GILL CASTIGATED FOR UEFA REQUEST

Last updated : 28 March 2005 By editor

Brian Reade with a very good piece in the Mirror:

‘One of the more compelling aspects of football is how it never ceases to throw up hate figures. In the old days it used to be seat-lobbing hooligans and chairmen with pork-pie pallors, then agents and the Bosman-rich players became public enemies one and two. And now we have a new breed of monster through whose hearts we'd all like to plunge a stake. The chief executives.

‘It's the callous way these hand-cut suits deliver their brutal Thatcherite assessment of "the industry", the steely belief that the only point of football is to accrue more cash for their business, the smug contempt for smaller teams with longer histories than their own, and the arrogant certainty that they hold the future of the game in their grubby hands, that puts them down there with Beelzebub.

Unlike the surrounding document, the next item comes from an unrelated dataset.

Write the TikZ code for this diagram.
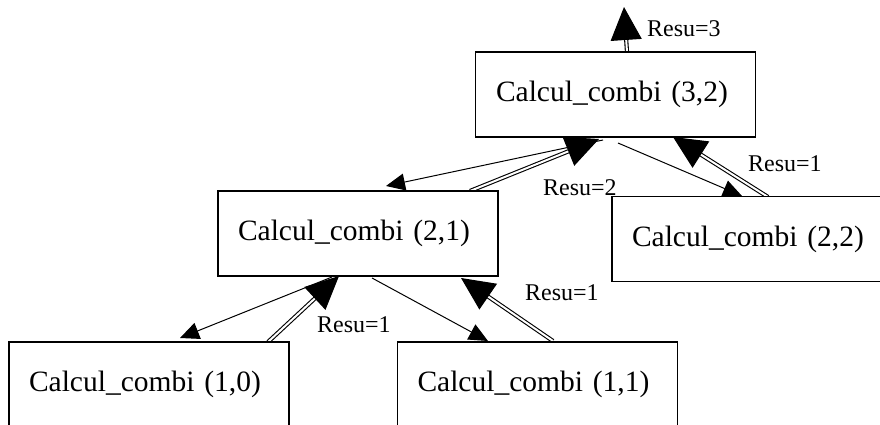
\documentclass[tikz,border=0pt]{standalone}
\usepackage{fontspec}
\setmainfont{Liberation Serif}
\usetikzlibrary{arrows.meta,backgrounds}
\begin{document}
\begin{tikzpicture}[x=1pt,y=-1pt,
  box/.style={draw,line width=1.2pt,fill=white,minimum width=280pt,minimum height=85pt,inner ysep=0pt,inner xsep=20pt,text width=240pt,font=\fontsize{29.5}{34}\selectfont},
  lab/.style={anchor=base west,inner sep=0pt,font=\fontsize{24}{28}\selectfont},
  call/.style={line width=1pt,-{Triangle[length=19pt,width=17pt]}},
  ret/.style={double,line width=1.1pt,double distance=2pt,-{Triangle[length=33pt,width=31pt]}}]
\useasboundingbox (0,0) rectangle (880,425);
% boxes
\node[box,text width=239pt] (b32) at (615.5,94.5) {Calcul\textunderscore combi (3,2)};
\node[box] (b21) at (358,233.5) {Calcul\textunderscore combi (2,1)};
\node[box] (b22) at (752,239) {Calcul\textunderscore combi (2,2)};
\node[box] (b10) at (149,384.5) {Calcul\textunderscore combi (1,0)};
\node[box] (b11) at (537.5,384.5) {Calcul\textunderscore combi (1,1)};
% labels
\node[lab] (l3) at (647,37) {Resu=3};
\node[lab] (l2) at (543,195) {Resu=2};
\node[lab] (l22) at (748,171) {Resu=1};
\node[lab] (l10) at (317,332) {Resu=1};
\node[lab] (l11) at (525,300) {Resu=1};
% connector end points
\coordinate (top) at (624,7);
\coordinate (r32a) at (627,52);
\coordinate (c21s) at (603,140);
\coordinate (c21e) at (386,186);
\coordinate (r21s) at (470,191);
\coordinate (r21e) at (599,139);
\coordinate (c22s) at (618,143);
\coordinate (c22e) at (742,196);
\coordinate (r22s) at (768,197);
\coordinate (r22e) at (673,137);
\coordinate (c10s) at (332,277);
\coordinate (c10e) at (180,338);
\coordinate (r10s) at (268,342);
\coordinate (r10e) at (339,276);
\coordinate (c11s) at (372,278);
\coordinate (c11e) at (488,341);
\coordinate (r11s) at (553,341);
\coordinate (r11e) at (461,278);
\begin{pgfonlayer}{background}
\draw[ret] (r32a) -- (top);
\draw[call] (c21s) -- (c21e);
\draw[ret] (r21s) -- (r21e);
\draw[call] (c22s) -- (c22e);
\draw[ret] (r22s) -- (r22e);
\draw[call] (c10s) -- (c10e);
\draw[ret] (r10s) -- (r10e);
\draw[call] (c11s) -- (c11e);
\draw[ret] (r11s) -- (r11e);
\end{pgfonlayer}
\end{tikzpicture}
\end{document}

‘Manchester United's David Gill, unable to accept that his plc could only rack up profits of £12.4 million this year, wants UEFA to strip what sporting element is left in the Champions League, by seeding teams after the knock-out stages to rig it in favour of the richest clubs.

‘Which might make sense to a finance director who oversaw United's pulling out of the FA Cup four years ago, who agreed to take the words "football club" off United's badge, and called criticism by Sepp Blatter of Rio Ferdinand's failure to take a drugs test "incomprehensible." But anyone with a smattering of football knowledge will see it for the grotesque proposition it is.

‘United's profits are down because last season they weren't very good. They are out of Europe now because they ignored the current seeding system of winning your group and drawing a weaker team, finished runners-up when they didn't need to, and met a much better side in Milan.

‘How high up the Champions League rankings would this United be placed when, over the past six years, they've won one of their seven knock-out ties?

‘But then Gill doesn't want it seeded on ability, but on annual turnover, which would place his "product" as he's fond of calling it, in its rightful business position to maximise shareholder return. UEFA have called his comments a joke, but they are the opposite.

‘They are the clear thinking of men who genuinely believe football has evolved from being a sport which thrives on risk, talent, luck and fear into a FTSE sector where businessmen demand guaranteed earnings growth consistent with their brand value.

‘The sad reality is that Gill will probably get his way over the next decade, or form a closed shop with similar-sized CEOs, barring irritants like Porto and Monaco from using ability to contest Europe's biggest game, while they gorge themselves obese on football's riches.

‘And the only comfort is that history will judge them as the hate figures who finally killed the game. At least it would be comforting if that prospect remotely troubled them.’